Plot summary: Hot-rodded Beauty-and-the-Beast fable in which devious 1930s film-maker goes to uncharted island; giant ape-god captures comely heroine; heroine captures ape's heart; ape protects heroine by slaughtering dinosaurs; film-maker captures ape; ape runs amok in New York, climbs Empire State Building and gets shot down by aircraft. If you've seen the 1933 classic, the Peter Jackson version is just the same, only bigger.
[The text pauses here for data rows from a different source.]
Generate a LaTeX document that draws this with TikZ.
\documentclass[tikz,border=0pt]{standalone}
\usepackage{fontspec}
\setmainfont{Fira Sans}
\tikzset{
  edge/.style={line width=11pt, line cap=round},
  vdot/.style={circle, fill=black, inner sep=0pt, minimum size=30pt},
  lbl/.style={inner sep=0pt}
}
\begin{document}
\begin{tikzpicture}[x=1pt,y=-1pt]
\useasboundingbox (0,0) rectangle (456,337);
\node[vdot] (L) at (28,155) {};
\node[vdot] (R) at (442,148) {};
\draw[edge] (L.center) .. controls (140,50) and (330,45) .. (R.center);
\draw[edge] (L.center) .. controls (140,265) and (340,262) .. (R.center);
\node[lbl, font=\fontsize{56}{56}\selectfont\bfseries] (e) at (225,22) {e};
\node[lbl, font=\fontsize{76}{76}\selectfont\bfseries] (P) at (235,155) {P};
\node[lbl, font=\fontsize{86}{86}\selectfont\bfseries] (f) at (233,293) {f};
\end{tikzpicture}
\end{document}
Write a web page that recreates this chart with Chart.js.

Science review: No, apes as big as Kong don't exist (even though the effects make it seem entirely believable). But the notion of odd-sized animals being discovered on islands isn't ridiculous. The 2004 discovery of dwarf hominids living until relatively recently on the Indonesian island of Flores, together with giant rats, huge lizards and pygmy elephants (see 'Flores man special'), highlighted the long-known fact that islands can host motley assemblages of archaic creatures (but dinosaurs?), which prolonged isolation has turned into dwarfs or giants.
There's another thing about Kong that's odd, of course: he seems to be the only representative of his species. Well, very large creatures are known to live a long time. Maybe he's just the last in his line.
Award: The most spectacular dispatch of a dinosaur by a mammal. Eat that, Jurassic Park.